> **What is needed**
Everything from the first line of the data through the line with "8.05, 5.40, 12.55];" is to be echoed exactly, minus the pictures.

> **Information provided**
▬▬▬▬▬▬▬▬▬▬

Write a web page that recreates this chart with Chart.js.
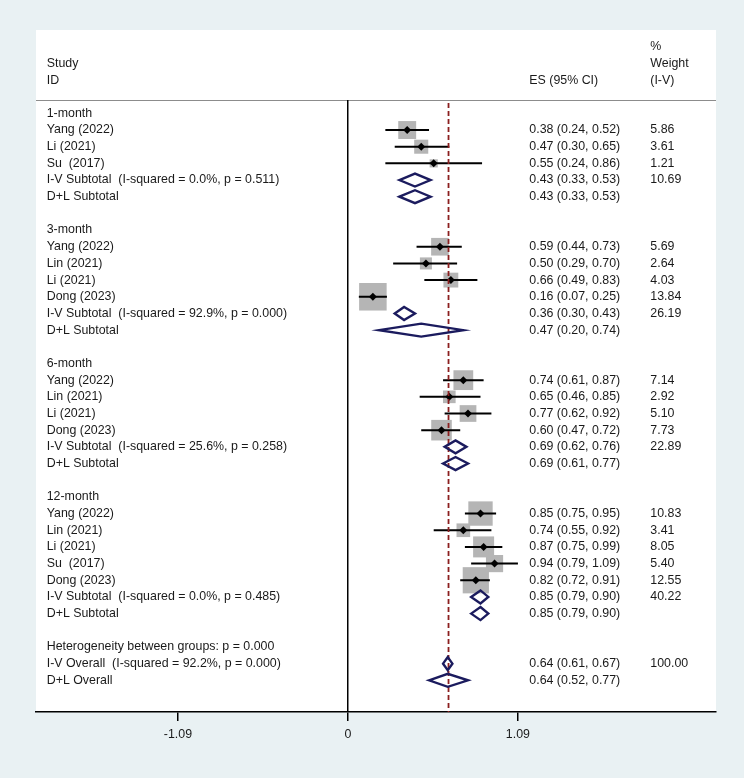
<!DOCTYPE html>
<html>
<head>
<meta charset="utf-8">
<script src="https://cdn.jsdelivr.net/npm/chart.js@4.4.1/dist/chart.umd.min.js"></script>
<style>
  html, body { margin: 0; padding: 0; background: #e9f1f3; }
  #wrap { width: 744px; height: 778px; }
</style>
</head>
<body>
<div id="wrap"><canvas id="forest" width="744" height="778"></canvas></div>
<script>
// one label per row, top to bottom (row index = position in list)
const rowLabels = [
  '1-month', 'Yang (2022)', 'Li (2021)', 'Su  (2017)',
  'I-V Subtotal  (I-squared = 0.0%, p = 0.511)', 'D+L Subtotal', '',
  '3-month', 'Yang (2022)', 'Lin (2021)', 'Li (2021)', 'Dong (2023)',
  'I-V Subtotal  (I-squared = 92.9%, p = 0.000)', 'D+L Subtotal', '',
  '6-month', 'Yang (2022)', 'Lin (2021)', 'Li (2021)', 'Dong (2023)',
  'I-V Subtotal  (I-squared = 25.6%, p = 0.258)', 'D+L Subtotal', '',
  '12-month', 'Yang (2022)', 'Lin (2021)', 'Li (2021)', 'Su  (2017)', 'Dong (2023)',
  'I-V Subtotal  (I-squared = 0.0%, p = 0.485)', 'D+L Subtotal', '',
  'Heterogeneity between groups: p = 0.000',
  'I-V Overall  (I-squared = 92.2%, p = 0.000)', 'D+L Overall',
];

// individual studies
const studyRows   = [1, 2, 3, 8, 9, 10, 11, 16, 17, 18, 19, 24, 25, 26, 27, 28];
const studyES     = [0.38, 0.47, 0.55, 0.59, 0.50, 0.66, 0.16, 0.74, 0.65, 0.77, 0.60, 0.85, 0.74, 0.87, 0.94, 0.82];
const studyLo     = [0.24, 0.30, 0.24, 0.44, 0.29, 0.49, 0.07, 0.61, 0.46, 0.62, 0.47, 0.75, 0.55, 0.75, 0.79, 0.72];
const studyHi     = [0.52, 0.65, 0.86, 0.73, 0.70, 0.83, 0.25, 0.87, 0.85, 0.92, 0.72, 0.95, 0.92, 0.99, 1.09, 0.91];
const studyWeight = [5.86, 3.61, 1.21, 5.69, 2.64, 4.03, 13.84, 7.14, 2.92, 5.10, 7.73, 10.83, 3.41, 8.05, 5.40, 12.55];

// pooled estimates (subtotals + overall)
const poolRows   = [4, 5, 12, 13, 20, 21, 29, 30, 33, 34];
const poolES     = [0.43, 0.43, 0.36, 0.47, 0.69, 0.69, 0.85, 0.85, 0.64, 0.64];
const poolLo     = [0.33, 0.33, 0.30, 0.20, 0.62, 0.61, 0.79, 0.79, 0.61, 0.52];
const poolHi     = [0.53, 0.53, 0.43, 0.74, 0.76, 0.77, 0.90, 0.90, 0.67, 0.77];
const poolWeight = [10.69, null, 26.19, null, 22.89, null, 40.22, null, 100.00, null];

const overallES = 0.645;
const xTicks = [-1.09, 0, 1.09];

const FONT = '"Liberation Sans", Arial, Helvetica, sans-serif';
const TXT = '#1a1a1a';
const fmt = v => v.toFixed(2);

// CI segments, broken by null points
const ciData = [];
studyRows.forEach((r, i) => {
  ciData.push({ x: studyLo[i], y: r }, { x: studyHi[i], y: r }, { x: studyHi[i], y: null });
});

const forestPlugin = {
  id: 'forest',
  beforeDraw(chart) {
    const { ctx, chartArea: a } = chart;
    ctx.save();
    ctx.fillStyle = '#e9f1f3';
    ctx.fillRect(0, 0, chart.width, chart.height);
    ctx.fillStyle = '#ffffff';
    ctx.fillRect(a.left, 30, a.right - a.left, a.bottom - 30);
    // header rule
    ctx.strokeStyle = '#8c8c8c';
    ctx.lineWidth = 1;
    ctx.beginPath();
    ctx.moveTo(a.left, a.top + 0.5);
    ctx.lineTo(a.right, a.top + 0.5);
    ctx.stroke();
    ctx.restore();
  },
  afterDatasetsDraw(chart) {
    const { ctx, chartArea: a } = chart;
    const xs = chart.scales.x, ys = chart.scales.y;
    ctx.save();

    // reference line at overall estimate
    const xo = xs.getPixelForValue(overallES);
    ctx.strokeStyle = '#8b1f1f';
    ctx.lineWidth = 1.8;
    ctx.setLineDash([5, 3]);
    ctx.beginPath();
    ctx.moveTo(xo, a.top + 3);
    ctx.lineTo(xo, a.bottom);
    ctx.stroke();
    ctx.setLineDash([]);

    // pooled diamonds
    ctx.strokeStyle = '#1b1b5e';
    ctx.lineWidth = 2.4;
    ctx.lineJoin = 'miter';
    poolRows.forEach((r, i) => {
      const y = ys.getPixelForValue(r);
      const x0 = xs.getPixelForValue(poolLo[i]);
      const xm = xs.getPixelForValue(poolES[i]);
      const x1 = xs.getPixelForValue(poolHi[i]);
      ctx.beginPath();
      ctx.moveTo(x0, y);
      ctx.lineTo(xm, y - 6.5);
      ctx.lineTo(x1, y);
      ctx.lineTo(xm, y + 6.5);
      ctx.closePath();
      ctx.stroke();
    });

    // text columns
    ctx.fillStyle = TXT;
    ctx.font = '12.4px ' + FONT;
    ctx.textAlign = 'left';
    ctx.textBaseline = 'middle';
    const xLab = a.left + 10.7, xES = 529.3, xW = 650.3;
    rowLabels.forEach((t, r) => { if (t) ctx.fillText(t, xLab, ys.getPixelForValue(r)); });
    studyRows.forEach((r, i) => {
      const y = ys.getPixelForValue(r);
      ctx.fillText(`${fmt(studyES[i])} (${fmt(studyLo[i])}, ${fmt(studyHi[i])})`, xES, y);
      ctx.fillText(fmt(studyWeight[i]), xW, y);
    });
    poolRows.forEach((r, i) => {
      const y = ys.getPixelForValue(r);
      ctx.fillText(`${fmt(poolES[i])} (${fmt(poolLo[i])}, ${fmt(poolHi[i])})`, xES, y);
      if (poolWeight[i] !== null) ctx.fillText(fmt(poolWeight[i]), xW, y);
    });

    // header
    ctx.fillText('Study', xLab, a.top - 36.7);
    ctx.fillText('ID', xLab, a.top - 19.3);
    ctx.fillText('ES (95% CI)', xES, a.top - 19.3);
    ctx.fillText('%', xW, a.top - 53);
    ctx.fillText('Weight', xW, a.top - 36.7);
    ctx.fillText('(I-V)', xW, a.top - 19.3);
    ctx.restore();
  },
};

new Chart(document.getElementById('forest'), {
  type: 'scatter',
  data: {
    datasets: [
      {
        label: 'weight',
        data: studyRows.map((r, i) => ({ x: studyES[i], y: r })),
        pointStyle: 'rect',
        pointRadius: c => 7.4 * Math.sqrt(studyWeight[c.dataIndex]) / Math.SQRT2,
        backgroundColor: '#b5b5b5',
        borderWidth: 0,
        order: 3,
      },
      {
        label: 'CI',
        data: ciData,
        showLine: true,
        spanGaps: false,
        borderColor: '#000000',
        borderWidth: 2,
        pointRadius: 0,
        order: 2,
      },
      {
        label: 'ES',
        data: studyRows.map((r, i) => ({ x: studyES[i], y: r })),
        pointStyle: 'rectRot',
        pointRadius: 4,
        backgroundColor: '#000000',
        borderWidth: 0,
        order: 1,
      },
    ],
  },
  options: {
    responsive: false,
    devicePixelRatio: 1,
    animation: false,
    layout: { padding: { left: 36, right: 28, top: 100, bottom: 36 } },
    plugins: { legend: { display: false }, tooltip: { enabled: false } },
    scales: {
      x: {
        type: 'linear',
        min: -2.0,
        max: 2.36,
        afterBuildTicks: s => { s.ticks = xTicks.map(v => ({ value: v })); },
        afterFit: s => { s.height = 30; },
        grid: {
          drawOnChartArea: true,
          color: c => (c.tick && c.tick.value === 0 ? '#000000' : 'rgba(0,0,0,0)'),
          lineWidth: 1.5,
          drawTicks: true,
          tickLength: 9,
          tickColor: '#000000',
        },
        border: { display: true, color: '#000000', width: 1.5 },
        ticks: {
          color: TXT,
          font: { family: FONT, size: 12.4 },
          padding: 6,
          autoSkip: false,
          maxRotation: 0,
          callback: v => (v === 0 ? '0' : v.toFixed(2)),
        },
      },
      y: {
        type: 'linear',
        display: false,
        reverse: true,
        min: -0.8,
        max: 35.9,
      },
    },
  },
  plugins: [forestPlugin],
});
</script>
</body>
</html>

▬▬▬▬▬▬▬▬▬▬

> **Written solution**
Write a web page that recreates this chart with Chart.js.
<!DOCTYPE html>
<html>
<head>
<meta charset="utf-8">
<script src="https://cdn.jsdelivr.net/npm/chart.js@4.4.1/dist/chart.umd.min.js"></script>
<style>
  html, body { margin: 0; padding: 0; background: #e9f1f3; }
  #wrap { width: 744px; height: 778px; }
</style>
</head>
<body>
<div id="wrap"><canvas id="forest" width="744" height="778"></canvas></div>
<script>
// one label per row, top to bottom (row index = position in list)
const rowLabels = [
  '1-month', 'Yang (2022)', 'Li (2021)', 'Su  (2017)',
  'I-V Subtotal  (I-squared = 0.0%, p = 0.511)', 'D+L Subtotal', '',
  '3-month', 'Yang (2022)', 'Lin (2021)', 'Li (2021)', 'Dong (2023)',
  'I-V Subtotal  (I-squared = 92.9%, p = 0.000)', 'D+L Subtotal', '',
  '6-month', 'Yang (2022)', 'Lin (2021)', 'Li (2021)', 'Dong (2023)',
  'I-V Subtotal  (I-squared = 25.6%, p = 0.258)', 'D+L Subtotal', '',
  '12-month', 'Yang (2022)', 'Lin (2021)', 'Li (2021)', 'Su  (2017)', 'Dong (2023)',
  'I-V Subtotal  (I-squared = 0.0%, p = 0.485)', 'D+L Subtotal', '',
  'Heterogeneity between groups: p = 0.000',
  'I-V Overall  (I-squared = 92.2%, p = 0.000)', 'D+L Overall',
];

// individual studies
const studyRows   = [1, 2, 3, 8, 9, 10, 11, 16, 17, 18, 19, 24, 25, 26, 27, 28];
const studyES     = [0.38, 0.47, 0.55, 0.59, 0.50, 0.66, 0.16, 0.74, 0.65, 0.77, 0.60, 0.85, 0.74, 0.87, 0.94, 0.82];
const studyLo     = [0.24, 0.30, 0.24, 0.44, 0.29, 0.49, 0.07, 0.61, 0.46, 0.62, 0.47, 0.75, 0.55, 0.75, 0.79, 0.72];
const studyHi     = [0.52, 0.65, 0.86, 0.73, 0.70, 0.83, 0.25, 0.87, 0.85, 0.92, 0.72, 0.95, 0.92, 0.99, 1.09, 0.91];
const studyWeight = [5.86, 3.61, 1.21, 5.69, 2.64, 4.03, 13.84, 7.14, 2.92, 5.10, 7.73, 10.83, 3.41, 8.05, 5.40, 12.55];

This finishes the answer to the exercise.